== Aim of the exercise ==
Write out the full listing exactly as given, minus the images.

─── Given information

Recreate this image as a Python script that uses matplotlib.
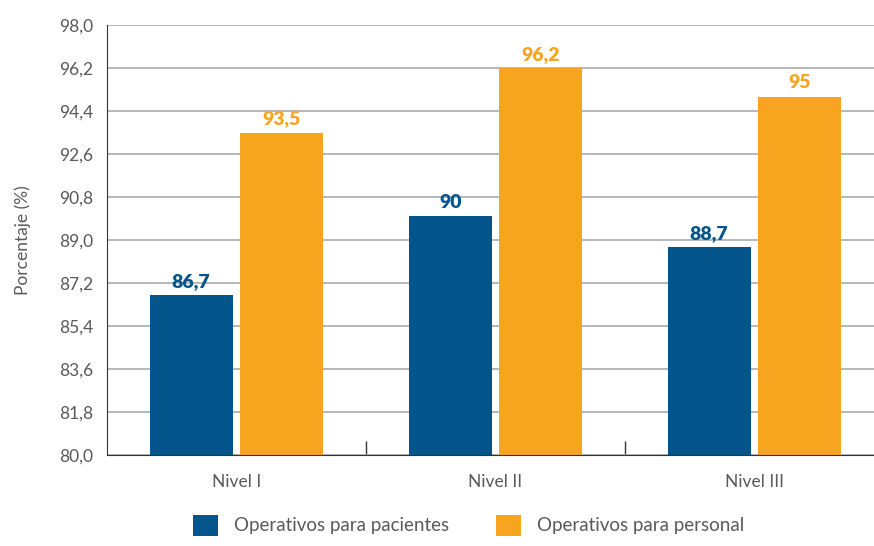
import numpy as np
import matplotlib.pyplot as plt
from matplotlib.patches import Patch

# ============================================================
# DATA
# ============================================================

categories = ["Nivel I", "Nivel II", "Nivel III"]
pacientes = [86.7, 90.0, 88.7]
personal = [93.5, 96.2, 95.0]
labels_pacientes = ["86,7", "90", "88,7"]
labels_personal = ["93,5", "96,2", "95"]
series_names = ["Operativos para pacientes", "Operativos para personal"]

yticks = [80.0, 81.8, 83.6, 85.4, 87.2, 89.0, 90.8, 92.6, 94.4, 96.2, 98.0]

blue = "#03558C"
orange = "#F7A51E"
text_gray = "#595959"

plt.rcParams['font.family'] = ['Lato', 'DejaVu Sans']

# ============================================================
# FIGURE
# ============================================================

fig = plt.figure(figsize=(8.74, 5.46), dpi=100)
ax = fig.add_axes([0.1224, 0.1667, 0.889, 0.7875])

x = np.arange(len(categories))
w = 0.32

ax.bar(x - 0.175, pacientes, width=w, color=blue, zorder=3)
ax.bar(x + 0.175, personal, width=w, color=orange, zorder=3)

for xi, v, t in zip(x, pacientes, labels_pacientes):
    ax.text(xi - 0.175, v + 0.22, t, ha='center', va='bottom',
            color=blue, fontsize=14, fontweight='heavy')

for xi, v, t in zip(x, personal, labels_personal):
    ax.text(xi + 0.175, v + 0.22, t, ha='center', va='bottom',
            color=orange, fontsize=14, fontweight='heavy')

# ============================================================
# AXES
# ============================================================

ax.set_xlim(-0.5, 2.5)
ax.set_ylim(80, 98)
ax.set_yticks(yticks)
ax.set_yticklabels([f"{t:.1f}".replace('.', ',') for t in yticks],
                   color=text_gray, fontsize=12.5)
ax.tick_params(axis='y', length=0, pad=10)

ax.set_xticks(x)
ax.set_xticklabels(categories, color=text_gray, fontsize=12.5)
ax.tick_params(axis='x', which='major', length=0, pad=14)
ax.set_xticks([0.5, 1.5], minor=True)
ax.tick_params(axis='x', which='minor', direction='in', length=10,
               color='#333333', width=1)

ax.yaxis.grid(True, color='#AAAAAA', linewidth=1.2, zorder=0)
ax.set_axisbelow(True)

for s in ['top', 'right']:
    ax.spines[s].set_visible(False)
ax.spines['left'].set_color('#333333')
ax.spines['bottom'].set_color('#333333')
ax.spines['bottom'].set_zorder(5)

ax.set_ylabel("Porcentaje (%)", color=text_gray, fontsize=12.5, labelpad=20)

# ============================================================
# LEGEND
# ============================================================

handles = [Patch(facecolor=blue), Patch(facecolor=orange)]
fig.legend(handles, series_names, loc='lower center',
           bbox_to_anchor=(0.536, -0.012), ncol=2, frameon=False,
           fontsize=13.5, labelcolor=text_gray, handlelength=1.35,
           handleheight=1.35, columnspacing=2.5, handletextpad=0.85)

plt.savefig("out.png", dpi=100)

──────

== Finished answer ==
Recreate this image as a Python script that uses matplotlib.
import numpy as np
import matplotlib.pyplot as plt
from matplotlib.patches import Patch

# ============================================================
# DATA
# ============================================================

categories = ["Nivel I", "Nivel II", "Nivel III"]
pacientes = [86.7, 90.0, 88.7]
personal = [93.5, 96.2, 95.0]
labels_pacientes = ["86,7", "90", "88,7"]
labels_personal = ["93,5", "96,2", "95"]
series_names = ["Operativos para pacientes", "Operativos para personal"]

yticks = [80.0, 81.8, 83.6, 85.4, 87.2, 89.0, 90.8, 92.6, 94.4, 96.2, 98.0]

blue = "#03558C"
orange = "#F7A51E"
text_gray = "#595959"

plt.rcParams['font.family'] = ['Lato', 'DejaVu Sans']

# ============================================================
# FIGURE
# ============================================================

fig = plt.figure(figsize=(8.74, 5.46), dpi=100)
ax = fig.add_axes([0.1224, 0.1667, 0.889, 0.7875])

x = np.arange(len(categories))
w = 0.32

ax.bar(x - 0.175, pacientes, width=w, color=blue, zorder=3)
ax.bar(x + 0.175, personal, width=w, color=orange, zorder=3)

for xi, v, t in zip(x, pacientes, labels_pacientes):
    ax.text(xi - 0.175, v + 0.22, t, ha='center', va='bottom',
            color=blue, fontsize=14, fontweight='heavy')

for xi, v, t in zip(x, personal, labels_personal):
    ax.text(xi + 0.175, v + 0.22, t, ha='center', va='bottom',
            color=orange, fontsize=14, fontweight='heavy')

# ============================================================
# AXES
# ============================================================

ax.set_xlim(-0.5, 2.5)
ax.set_ylim(80, 98)
ax.set_yticks(yticks)
ax.set_yticklabels([f"{t:.1f}".replace('.', ',') for t in yticks],
                   color=text_gray, fontsize=12.5)
ax.tick_params(axis='y', length=0, pad=10)

ax.set_xticks(x)
ax.set_xticklabels(categories, color=text_gray, fontsize=12.5)
ax.tick_params(axis='x', which='major', length=0, pad=14)
ax.set_xticks([0.5, 1.5], minor=True)
ax.tick_params(axis='x', which='minor', direction='in', length=10,
               color='#333333', width=1)

ax.yaxis.grid(True, color='#AAAAAA', linewidth=1.2, zorder=0)
ax.set_axisbelow(True)

for s in ['top', 'right']:
    ax.spines[s].set_visible(False)
ax.spines['left'].set_color('#333333')
ax.spines['bottom'].set_color('#333333')
ax.spines['bottom'].set_zorder(5)

ax.set_ylabel("Porcentaje (%)", color=text_gray, fontsize=12.5, labelpad=20)

# ============================================================
# LEGEND
# ============================================================

handles = [Patch(facecolor=blue), Patch(facecolor=orange)]
fig.legend(handles, series_names, loc='lower center',
           bbox_to_anchor=(0.536, -0.012), ncol=2, frameon=False,
           fontsize=13.5, labelcolor=text_gray, handlelength=1.35,
           handleheight=1.35, columnspacing=2.5, handletextpad=0.85)

plt.savefig("out.png", dpi=100)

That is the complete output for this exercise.